Hemen mene her ulusun bir var oluş mücadelesi bulunur. Başarılı ya da başarısız olsun, böyle bir yaşanmışlık hep vardı. Elbette önemli olan sadece tümden bir toplumu şekillendirmek gibi görünse de, küçük gibi görünen arayışlar ve hareketler de bütünlüklü bir şekillenmenin temellerini oluşturur.

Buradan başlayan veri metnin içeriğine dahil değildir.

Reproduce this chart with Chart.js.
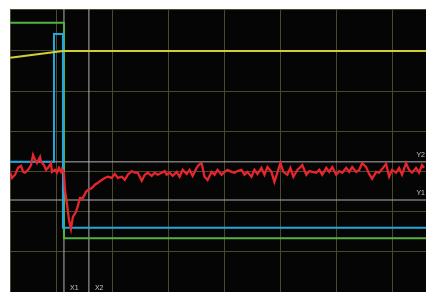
<!DOCTYPE html>
<html>
<head>
<meta charset="utf-8">
<script src="https://cdn.jsdelivr.net/npm/chart.js@4.4.1/dist/chart.umd.min.js"></script>
<style>
  html, body { margin: 0; padding: 0; background: #ffffff; }
  #wrap { width: 426px; height: 292px; }
</style>
</head>
<body>
<div id="wrap"><canvas id="scope-chart" width="426" height="292"></canvas></div>
<script>
//? trace data (time in samples, level in 1/10 division)
const redT = [9, 11, 14, 17, 20, 22, 24, 27, 30, 32, 34, 36, 39, 40, 43, 45, 47, 50, 51, 54, 56, 58, 60, 61, 63,
  64, 66, 68, 70, 72, 75, 77, 79, 82, 85, 87, 91, 94, 97, 101, 104, 107, 111, 114, 117, 121, 124, 127, 131, 134,
  137, 141, 144, 147, 151, 154, 157, 161, 164, 166, 169, 172, 176, 179, 182, 186, 189, 192, 196, 198, 201, 204,
  207, 211, 214, 217, 221, 224, 227, 231, 234, 237, 241, 244, 247, 251, 254, 257, 261, 264, 267, 271, 274, 277,
  280, 283, 287, 290, 293, 297, 300, 302, 306, 309, 312, 316, 319, 322, 326, 329, 332, 336, 339, 342, 346, 349,
  352, 356, 359, 362, 366, 369, 372, 376, 379, 382, 386, 389, 392, 396, 399, 402, 406, 409, 412, 416, 419, 422, 424]
const redV = [29.7, 28.4, 29.2, 30.9, 31.4, 29.9, 29.7, 30.4, 31.6, 34.1, 32.9, 32.1, 33.6, 32.4, 31.6, 30.4, 30.9, 32.1, 29.9, 30.4, 29.7, 30.9, 29.9, 30.6, 29.7,
  25.4, 21.9, 18.0, 15.7, 18.7, 19.9, 21.5, 23.4, 23.4, 24.9, 25.4, 25.9, 26.7, 27.2, 27.9, 28.4, 28.7, 28.4, 29.4, 28.4, 28.7, 27.9, 29.2, 30.1, 29.7,
  29.7, 27.7, 29.2, 29.7, 28.9, 29.7, 29.2, 29.7, 30.1, 29.2, 29.7, 28.9, 29.9, 28.7, 30.4, 29.4, 30.4, 28.9, 30.9, 31.6, 32.1, 28.7,
  27.9, 29.9, 29.2, 30.4, 29.2, 29.9, 30.4, 29.9, 29.7, 30.1, 30.4, 29.2, 29.9, 28.7, 30.4, 29.4, 30.9, 29.2, 31.1, 29.9, 27.4, 29.7,
  32.1, 29.9, 29.2, 30.9, 28.7, 30.4, 31.1, 31.6, 29.2, 30.1, 29.9, 29.7, 30.4, 29.2, 30.9, 29.9, 31.1, 29.2, 30.1, 29.7, 30.9, 29.9,
  31.1, 29.9, 30.4, 32.1, 31.1, 29.4, 28.2, 29.9, 29.7, 30.6, 31.9, 28.7, 30.4, 29.7, 30.9, 29.2, 32.1, 30.4, 29.7, 30.9, 29.7, 31.6, 30.9]

const greenT = [9, 63, 63, 426]
const greenV = [67.0, 67.0, 13.4, 13.4]

const blueT = [9, 53, 53, 62, 62, 426]
const blueV = [32.4, 32.4, 64.2, 64.2, 16.0, 16.0]

const yellowT = [9, 62, 426]
const yellowV = [58.3, 60.0, 60.0]

//? cursors
const cursorX = [63, 88]
const cursorXLabels = ['X1', 'X2']
const cursorY = [22.9, 32.4]
const cursorYLabels = ['Y1', 'Y2']

//? grid
const gridT = [56, 112, 168, 224, 280, 336, 392]
const gridV = [10, 20, 30, 40, 50, 60]

const X_MIN = 8.9, X_MAX = 426
const Y_MIN = 0, Y_MAX = 70.45

const toPoints = (xs, ys) => xs.map((x, i) => ({ x: x, y: ys[i] }))

const traceStyle = (color, width) => ({
  borderColor: color,
  backgroundColor: color,
  borderWidth: width,
  pointRadius: 0,
  tension: 0,
  fill: false
})

const cursorSets = []
cursorX.forEach((cx) => {
  cursorSets.push(Object.assign({ data: [{ x: cx, y: Y_MIN }, { x: cx, y: Y_MAX }] }, traceStyle('#b0b0b0', 1)))
})
cursorY.forEach((cy) => {
  cursorSets.push(Object.assign({ data: [{ x: X_MIN, y: cy }, { x: X_MAX, y: cy }] }, traceStyle('#b0b0b0', 1)))
})

const dataScope = {
  datasets: [
    Object.assign({ label: 'signal', data: toPoints(redT, redV) }, traceStyle('#e6262c', 2.3)),
    Object.assign({ label: 'ref', data: toPoints(yellowT, yellowV) }, traceStyle('#d0cf35', 2)),
    Object.assign({ label: 'out', data: toPoints(blueT, blueV) }, traceStyle('#22a8dc', 2)),
    Object.assign({ label: 'trig', data: toPoints(greenT, greenV) }, traceStyle('#55b043', 2)),
    ...cursorSets
  ]
}

const scopeBackground = {
  id: 'scopeBackground',
  beforeDraw(chart) {
    const { ctx, chartArea } = chart
    ctx.save()
    ctx.fillStyle = '#050505'
    ctx.fillRect(chartArea.left, chartArea.top, chartArea.right - chartArea.left, chartArea.bottom - chartArea.top)
    ctx.restore()
  }
}

const cursorLabels = {
  id: 'cursorLabels',
  afterDatasetsDraw(chart) {
    const { ctx, scales } = chart
    ctx.save()
    ctx.font = "7px 'Liberation Sans', sans-serif"
    ctx.fillStyle = '#c4c4c4'
    ctx.textBaseline = 'alphabetic'
    ctx.textAlign = 'left'
    cursorX.forEach((cx, i) => {
      ctx.fillText(cursorXLabels[i], scales.x.getPixelForValue(cx) + 6, scales.y.getPixelForValue(Y_MIN) - 2)
    })
    ctx.textAlign = 'right'
    cursorY.forEach((cy, i) => {
      ctx.fillText(cursorYLabels[i], scales.x.getPixelForValue(X_MAX) - 1, scales.y.getPixelForValue(cy) - 5)
    })
    ctx.restore()
  }
}

const configScope = {
  type: 'line',
  data: dataScope,
  options: {
    responsive: false,
    animation: false,
    devicePixelRatio: 1,
    layout: { padding: { left: 10, top: 9, right: 0, bottom: 0 } },
    plugins: { legend: { display: false }, tooltip: { enabled: false } },
    scales: {
      x: {
        type: 'linear',
        min: X_MIN,
        max: X_MAX,
        afterBuildTicks: (scale) => { scale.ticks = [X_MIN, ...gridT, X_MAX].map(v => ({ value: v })) },
        ticks: { display: false },
        grid: { color: '#4a4a2e', drawTicks: false, lineWidth: 1 },
        border: { display: false }
      },
      y: {
        type: 'linear',
        min: Y_MIN,
        max: Y_MAX,
        afterBuildTicks: (scale) => { scale.ticks = [Y_MIN, ...gridV, Y_MAX].map(v => ({ value: v })) },
        ticks: { display: false },
        grid: { color: '#4a4a2e', drawTicks: false, lineWidth: 1 },
        border: { display: false }
      }
    }
  },
  plugins: [scopeBackground, cursorLabels]
}

const scopeCanvas = document.getElementById('scope-chart')

const scopeChart = new Chart(scopeCanvas, configScope)
</script>
</body>
</html>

Bir aydının cesur duruşu ve mücadelesi bir ülkeyi tümden kurtarmaz belki ama çıkış kapısını bir adım aralar.
***
Emile Zola’nın en bilinen mücadelesi gibi örneğin. Zola Fransa’da natüralizm akımın öncüsü olan ünlü bir yazar olarak tanınır. Zola’nın edebiyat dışındaki şöhreti ise, Dreyfus Davasında takındığı cesur ve aydın tavırdır. 1897 yılında Fransız ordusunda Yahudi olması nedeniyle askeri yargının duyarsızlığına kurban giden Yüzbaşı Dreyfus’u hükümetin bütün baskılarına rağmen savunan ve Fransa devlet başkanına hitaben “İtham Ediyorum” makalesini yayınlayan Zola, baskılardan dolayı Fransa’yı terk edip bir süre Londra’da yaşamak zorunda kaldı ama çabaları sonucunda Dreyfus Davası’nın yeniden görülüp adaletin yerini bulması sonucu yurduna döndü.

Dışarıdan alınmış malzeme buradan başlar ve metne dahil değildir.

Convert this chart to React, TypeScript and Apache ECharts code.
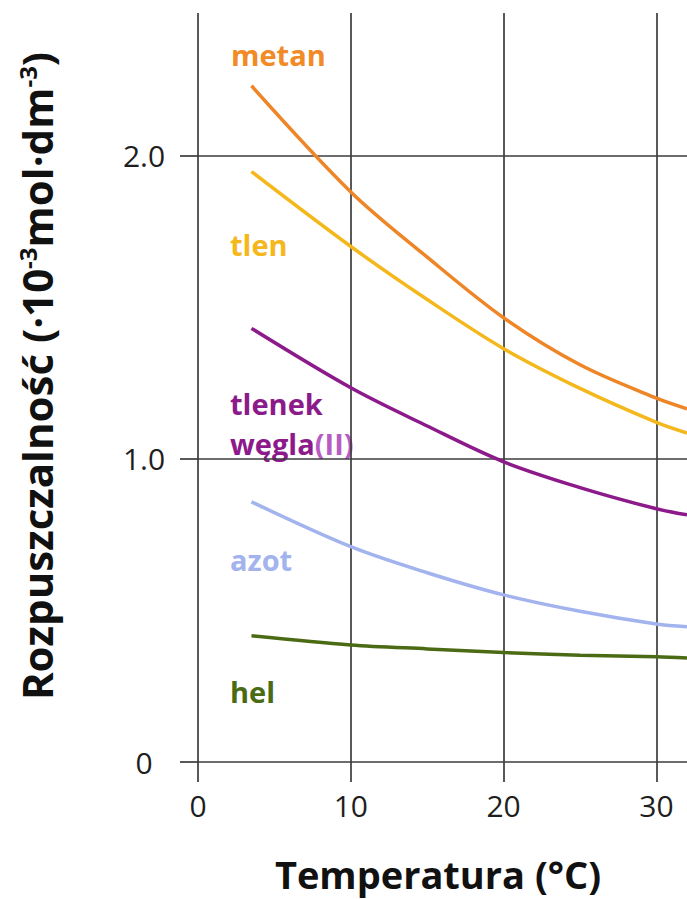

Her dönemin en temel sorunlarına ışık tutan aydınlar, sadece eleştirmez yol da gösterir. Üstelik eleştirileri mutlaka yapıcı olur. Çünkü yolculuğun yapıldığı tek bir gemi ve bu gemide herkesin bulunmakta olduğunu da bilir. Başta kendisinin.
Zola gibi daha birçok ismi sayabiliriz. Ülkede kötü gitmeye başlayan her şeye karşı hareketlenen, doğru ve güzel olanı bulmak için yola çıkan ve bir taraftar gibi değil, sağduyu ile doğru ve yanlışı değerlendiren insanları bir araya toplayan birçok isim sayabiliriz. Zor zamanda ‘ben’i biz yapan isimler. Atatürk’ten beridir toplumsalın böyle birini yarattığına tarihin tanıklık etmediğini de vurgulamak isterim.

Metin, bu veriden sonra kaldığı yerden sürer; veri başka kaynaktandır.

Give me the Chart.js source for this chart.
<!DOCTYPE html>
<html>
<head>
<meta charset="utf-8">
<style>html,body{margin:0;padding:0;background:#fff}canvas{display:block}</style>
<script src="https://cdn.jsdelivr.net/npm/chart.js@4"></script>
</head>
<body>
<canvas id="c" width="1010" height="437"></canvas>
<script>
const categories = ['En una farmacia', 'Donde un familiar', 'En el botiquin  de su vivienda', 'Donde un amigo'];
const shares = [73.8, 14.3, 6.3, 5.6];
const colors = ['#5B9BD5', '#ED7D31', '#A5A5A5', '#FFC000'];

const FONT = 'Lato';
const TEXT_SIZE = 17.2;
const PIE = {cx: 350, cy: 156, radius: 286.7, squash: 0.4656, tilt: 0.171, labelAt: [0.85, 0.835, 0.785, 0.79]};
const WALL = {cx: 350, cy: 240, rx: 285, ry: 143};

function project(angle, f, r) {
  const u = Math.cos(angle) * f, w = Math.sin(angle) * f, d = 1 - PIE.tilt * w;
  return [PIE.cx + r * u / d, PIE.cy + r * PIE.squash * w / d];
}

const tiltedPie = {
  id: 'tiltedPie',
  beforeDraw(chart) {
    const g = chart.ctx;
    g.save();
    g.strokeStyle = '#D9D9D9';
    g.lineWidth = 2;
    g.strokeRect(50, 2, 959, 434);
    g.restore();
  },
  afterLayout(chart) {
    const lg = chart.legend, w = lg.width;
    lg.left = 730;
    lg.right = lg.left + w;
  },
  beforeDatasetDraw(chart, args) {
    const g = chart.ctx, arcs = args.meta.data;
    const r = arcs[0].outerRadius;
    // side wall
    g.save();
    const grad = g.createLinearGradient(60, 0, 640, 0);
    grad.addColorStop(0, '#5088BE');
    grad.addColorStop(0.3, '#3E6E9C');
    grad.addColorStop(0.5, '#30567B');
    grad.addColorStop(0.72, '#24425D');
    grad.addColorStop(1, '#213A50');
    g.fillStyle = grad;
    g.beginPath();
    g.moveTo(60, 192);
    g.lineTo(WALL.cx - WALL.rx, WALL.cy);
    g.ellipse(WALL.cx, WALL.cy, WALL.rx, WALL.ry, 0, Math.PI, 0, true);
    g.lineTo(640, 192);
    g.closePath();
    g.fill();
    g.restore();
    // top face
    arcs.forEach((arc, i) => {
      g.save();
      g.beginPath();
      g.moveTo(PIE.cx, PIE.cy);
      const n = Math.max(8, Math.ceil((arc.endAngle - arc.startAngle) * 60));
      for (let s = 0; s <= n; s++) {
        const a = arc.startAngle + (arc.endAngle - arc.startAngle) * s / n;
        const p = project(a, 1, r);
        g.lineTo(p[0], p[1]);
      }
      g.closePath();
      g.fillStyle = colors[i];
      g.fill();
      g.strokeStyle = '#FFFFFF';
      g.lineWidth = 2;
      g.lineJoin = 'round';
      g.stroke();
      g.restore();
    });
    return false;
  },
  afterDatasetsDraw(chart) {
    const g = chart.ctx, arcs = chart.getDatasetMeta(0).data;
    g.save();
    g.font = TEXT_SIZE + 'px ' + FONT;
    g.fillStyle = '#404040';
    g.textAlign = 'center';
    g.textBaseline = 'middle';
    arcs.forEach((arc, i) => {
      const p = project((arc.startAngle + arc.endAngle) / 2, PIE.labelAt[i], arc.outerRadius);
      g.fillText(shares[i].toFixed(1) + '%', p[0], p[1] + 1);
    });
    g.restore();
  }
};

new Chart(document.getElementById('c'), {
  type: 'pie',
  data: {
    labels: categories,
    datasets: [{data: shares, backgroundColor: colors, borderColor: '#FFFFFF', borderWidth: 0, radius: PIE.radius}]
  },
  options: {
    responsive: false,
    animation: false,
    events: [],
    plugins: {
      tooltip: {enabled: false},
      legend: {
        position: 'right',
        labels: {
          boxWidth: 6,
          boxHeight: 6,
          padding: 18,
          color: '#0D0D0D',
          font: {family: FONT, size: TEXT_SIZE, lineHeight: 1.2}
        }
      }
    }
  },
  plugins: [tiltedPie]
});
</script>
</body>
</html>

Zola önemli eseri ‘Therese Raquin’de natüralizm örneği verirken bir baskının ve mücadelenin de örneğini vermişti. Romanın başkarakteri olan Therese fizyolojik özellikleriyle ele alınırken yaşadığı çevrenin bir ürünü olarak görülmekte ve yaşadığı çevre gibi ezilmiş bir yapıya sahip olarak kaleme alınmaktadır. Therese’in bu yapısı fizyolojik özellikleriyle kitapta şöyle anlatılır: “Basık bir alnın altında dar, uzun ve çelik gibi bir burnu vardı.” Burada basık bir alın derken gelen baskılardan ezilmiş olduğu ve çelik gibi bir burun derken de Therese’in güçlü kişiliği anlatılmaya çalışılmış. Romanda Therese çevresinden aldığı baskılar nedeniyle bütün duygularını içine atmış fakat bir süre sonra içgüdüsel dürtülerine dayanamayarak bütün duygularını açığa vurmuş bir karakter. Therese’in duygularını açığa vurması zorla beraber olduğu Camille’yi aldatıp Laurent’le beraber olmasıyla anlatılmakta. O zamana kadar Therese gerçek kişiliğini hep saklamış, karakterini baskı altına almıştır. Laurent’le olan konuşmalarında da bunu ikiyüzlü olduğunu söyleyerek dile getirir.
Roman böyle devam eder.
***
Buradan şuna ulaştım.
Biz bu topraklarda basık alınlı insanlar olduk. Hatta uzun ve çelik gibi burunlarımız da yok!
Belki gelecek nesillerde olur… Artık olsun.